Chekhov's Mistress

Infinitely Literary Internet

by Bud Parr

Borges | British Library Treasures Collection

[Just a quick post because of ISP problems that turned out to be solely due to user error – that’s me.]



A happy confluence of events, I was telling a friend last weekend about the community of lit blogs and how the internet is a great place for literature discussions because it’s hard to find people that will let you discuss it in person without displaying their boredom.

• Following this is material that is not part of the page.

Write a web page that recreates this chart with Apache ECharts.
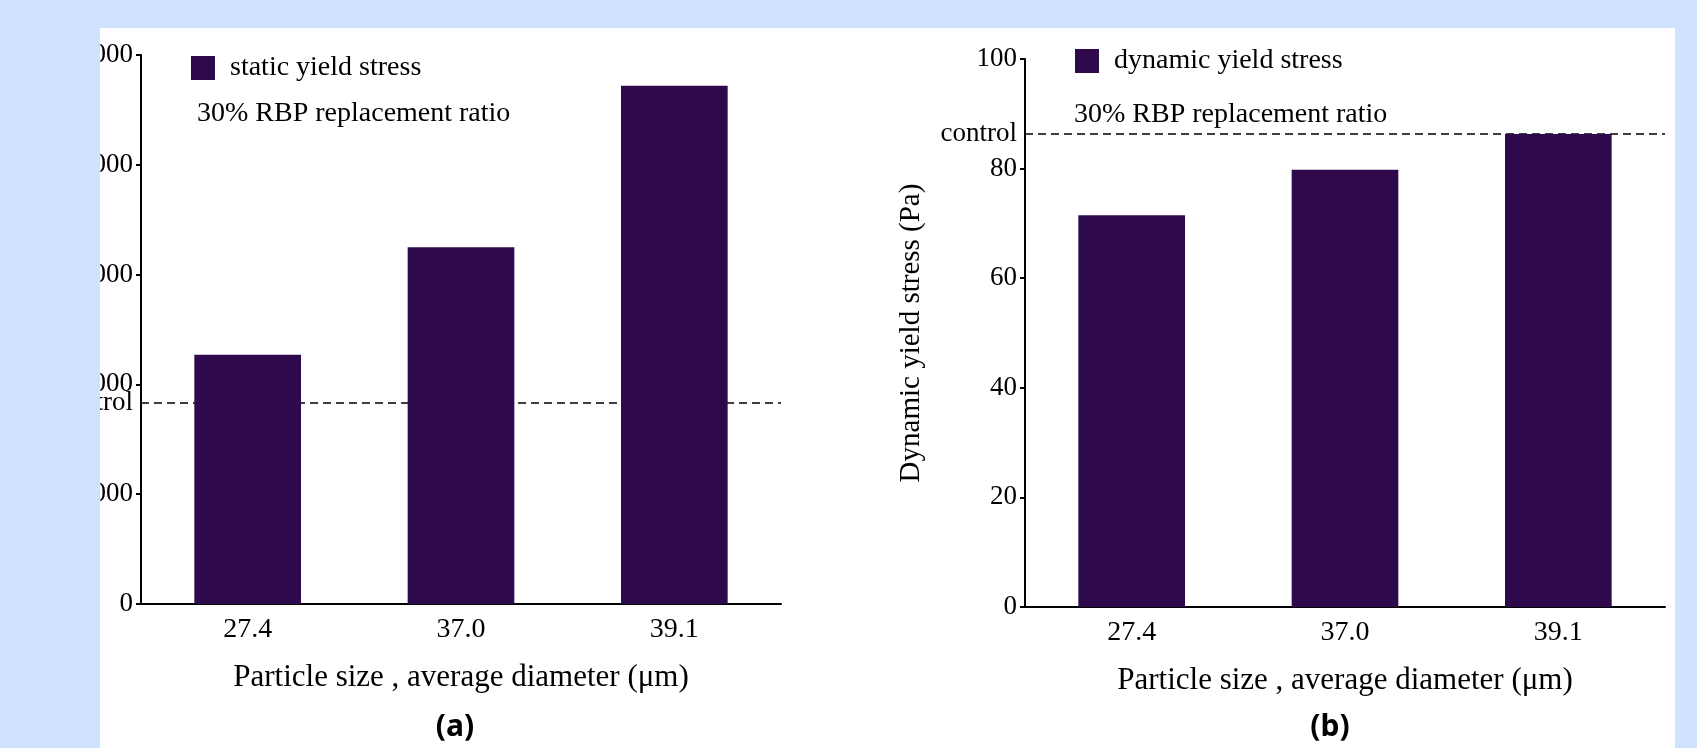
<!DOCTYPE html>
<html>
<head>
<meta charset="utf-8">
<script src="https://cdn.jsdelivr.net/npm/echarts@6/dist/echarts.min.js"></script>
<style>
  html, body { margin: 0; padding: 0; background: #d0e3fe; }
  #chart { width: 1697px; height: 748px; }
</style>
</head>
<body>
<div id="chart"></div>
<script>
// ---- data ----
const categories = ['27.4', '37.0', '39.1'];
const staticYield = [2270, 3250, 4720];
const staticControl = 1830;
const dynamicYield = [71.5, 79.8, 86.3];
const dynamicControl = 86.4;
const staticTicks = { min: 0, max: 5000, interval: 1000 };
const dynamicTicks = { min: 0, max: 100, interval: 20 };

const SERIF = '"Liberation Serif", "Times New Roman", serif';
const BAR = '#2e0a4c';
const BLUE = '#d0e3fe';

const chart = echarts.init(document.getElementById('chart'), null, { renderer: 'canvas' });

function xAxisDef(gridIndex) {
  return {
    type: 'category', gridIndex, data: categories,
    axisLine: { lineStyle: { color: '#000', width: 2 } },
    axisTick: { alignWithLabel: true, length: 6, lineStyle: { color: '#000', width: 2 } },
    axisLabel: { color: '#000', fontFamily: SERIF, fontSize: 28, margin: 12 },
    name: 'Particle size , average diameter (\u03bcm)',
    nameLocation: 'middle', nameGap: 58,
    nameTextStyle: { color: '#000', fontFamily: SERIF, fontSize: 31 }
  };
}
function yAxisDef(gridIndex, t, name) {
  return {
    type: 'value', gridIndex, min: t.min, max: t.max, interval: t.interval,
    splitLine: { show: false },
    axisLine: { show: true, lineStyle: { color: '#000', width: 2 } },
    axisTick: { show: true, length: 5, lineStyle: { color: '#000', width: 2 } },
    axisLabel: { color: '#000', fontFamily: SERIF, fontSize: 27, margin: 8 },
    name: name, nameLocation: 'middle', nameGap: 99, nameRotate: 90,
    nameTextStyle: { color: '#000', fontFamily: SERIF, fontSize: 29 }
  };
}
function barSeries(name, idx, data, control) {
  return {
    name, type: 'bar', xAxisIndex: idx, yAxisIndex: idx, data,
    barWidth: '50%', itemStyle: { color: BAR }, z: 3,
    markLine: {
      z: 1, silent: true, symbol: 'none', animation: false,
      lineStyle: { color: '#000', type: [8, 5], width: 1.6 },
      label: { show: true, position: 'start', formatter: 'control', color: '#000',
               fontFamily: SERIF, fontSize: 27, distance: 8 },
      data: [{ yAxis: control }]
    }
  };
}

const option = {
  backgroundColor: BLUE,
  animation: false,
  grid: [
    { left: 141, width: 640, top: 55, bottom: 144 },
    { left: 1025, width: 640, top: 59, bottom: 141 }
  ],
  xAxis: [xAxisDef(0), xAxisDef(1)],
  yAxis: [yAxisDef(0, staticTicks, 'Static yield stress (Pa)'), yAxisDef(1, dynamicTicks, 'Dynamic yield stress (Pa)')],
  legend: [
    { data: ['static yield stress'], left: 191, top: 54, padding: 0, icon: 'rect', itemWidth: 24, itemHeight: 24,
      textStyle: { color: '#000', fontFamily: SERIF, fontSize: 28, padding: [0, 0, 0, 10] } },
    { data: ['dynamic yield stress'], left: 1075, top: 47, padding: 0, icon: 'rect', itemWidth: 24, itemHeight: 24,
      textStyle: { color: '#000', fontFamily: SERIF, fontSize: 28, padding: [0, 0, 0, 10] } }
  ],
  title: [
    { text: '30% RBP replacement ratio', left: 192, top: 95,
      textStyle: { color: '#000', fontFamily: SERIF, fontSize: 28, fontWeight: 'normal' } },
    { text: '30% RBP replacement ratio', left: 1069, top: 96,
      textStyle: { color: '#000', fontFamily: SERIF, fontSize: 28, fontWeight: 'normal' } }
  ],
  series: [
    barSeries('static yield stress', 0, staticYield, staticControl),
    barSeries('dynamic yield stress', 1, dynamicYield, dynamicControl)
  ],
  graphic: [
    { type: 'rect', z: -100, silent: true, shape: { x: 100, y: 28, width: 1575, height: 720 }, style: { fill: '#fff' } },
    { type: 'rect', z: 100, silent: true, shape: { x: 0, y: 0, width: 100, height: 748 }, style: { fill: BLUE } },
    { type: 'rect', z: 100, silent: true, shape: { x: 0, y: 0, width: 1697, height: 28 }, style: { fill: BLUE } },
    { type: 'rect', z: 100, silent: true, shape: { x: 1675, y: 0, width: 22, height: 748 }, style: { fill: BLUE } },
    { type: 'text', z: 100, x: 455, y: 727, style: { text: '(a)', fill: '#000', font: 'bold 30px "Noto Sans", sans-serif', align: 'center', verticalAlign: 'middle' } },
    { type: 'text', z: 100, x: 1330, y: 727, style: { text: '(b)', fill: '#000', font: 'bold 30px "Noto Sans", sans-serif', align: 'center', verticalAlign: 'middle' } }
  ]
};
chart.setOption(option);
</script>
</body>
</html>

Later, I stumbled across an old Salon.com article (may require subscription or registration), called “Web Master Borges”, by Douglas Wolk, that put the labyrinths of the Argentinean master into the context of the World Wide Web:

I am not the first to point out that Borges’ great invention, the Library of Babel, that immense, honeycombed labyrinth containing every possible text—true, false and gibberish—is a fanciful metaphor for the Web. As we become more familiar with the Internet’s applications and idiosyncracies, the parallels planted in Borges’ work become more clear. What are the “infinite stories, infinitely branching” of his character Herbert Quain’s book “April March,” if not hypertext? What is the purpose of Ireneo Funes, the paralyzed young man unable to forget any aspect of anything he has ever seen, if he is not to represent search engines burdened with memories of long-inactive links? What is Tlön, the virtual world in “Tlön, Uqbar, Orbis Tertius” that gradually overtakes the real one, if not the cyberspace for which the physical world is rapidly becoming a quaintly antiquated sketch?

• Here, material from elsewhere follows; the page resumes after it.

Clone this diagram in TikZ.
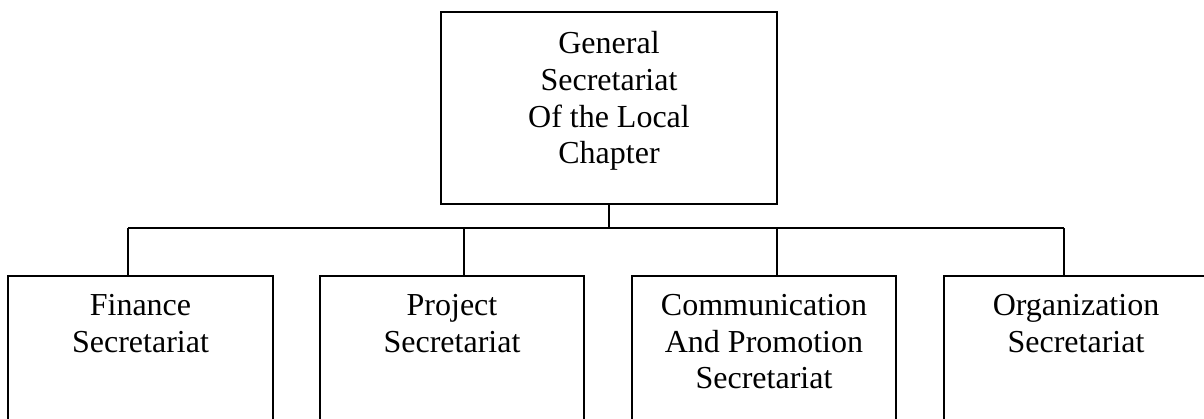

Wolk admits as a postscript to the article that he is obsessed with the idea of Borges prefiguring the WWW, so I suppose that he would be gratified to know five years later that through some Borges fan would stumble across the article and if not obsess over, at least enjoy mulling the possibilities and decide to re-read the Library of Babel.



Related to all of that, Maud posts today about the British Library scanning old – and I mean old, like 15th century editions of Chaucer – manuscripts and making them available on the web along with helpful commentary.



An interesting marriage of an analog past that in many ways we bookish people hang on to and the digital present.


Read widely, think well, and write often.